About a week ago i thinned the blade just a bit more and the new apex now fits neatly in the 25 degrees slot of my Tormek WM200, and so far the knife seems to be able to handle that angle without any problem when chopping various kinds of mainly green wood.
No rippling and no catastrophic edge failures.
The only visible damage i could see afterwards when i got home was caused by the tiny sand particles which are omnipresent in and on practically all the wood in the reserve, and which cause those telltale minute dents in the apex.
Sometimes a bit more, sometimes a bit less, depending on how close the chopped wood was located near the sand dunes.

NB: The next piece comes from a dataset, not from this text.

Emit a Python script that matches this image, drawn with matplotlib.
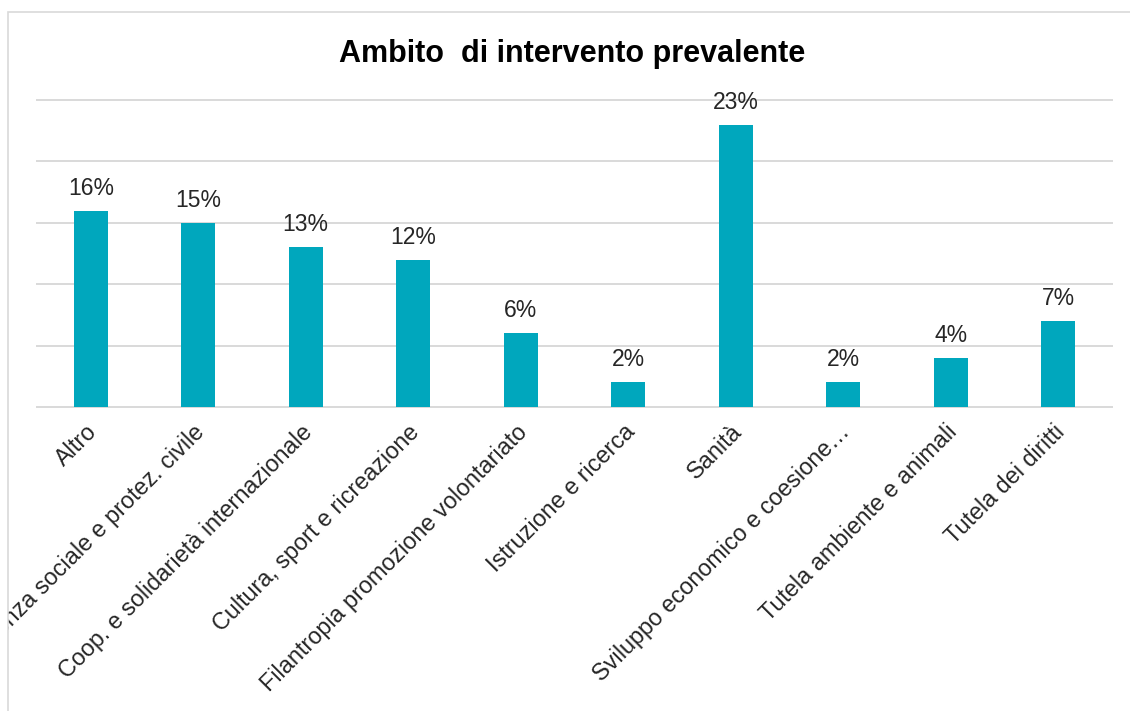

But after about 10-15 minutes of stropping on a piece of MDF coated with 1.0 micron diamond compound & checking with my loupe all damage was gone and the apex was hairwhittling sharp again.
I intend to find out how often i can get away with just stropping the edge in this manner before i need to sharpen it again, which i do on a used sheet of 400 grit wet & dry on top of a big piece of fiber reinforced & semi-hard rubber conveyor belt.
On the wet & dry paper i use WD40 spray, which makes the silicon carbide grit cut more effectively, it keeps the swarf floating in suspension better than water, and it prohibits flash rust on the carbon steel.

Iirc the handle received 5 coats of IKEA cutting board oil, and after a long period of drying 1 more coat of Granger's wax to seal the wood.
Due to the contouring the handle now offers 3 hand positions:
- Exactly in the middle for a neutral grip (for general cutting)
- Against the integral pommel for maximum chopping power (for thick branches & smaller trees)
- Up front held loosely with your pointing finger in the cut-out for tip speed / snap cuts (for brambles, twigs, and thinner branches)

So far i have absolutely nothing to complain about this more than 50 year old knife, and it has already proven itself as an excellent chopper made in very well hardened steel.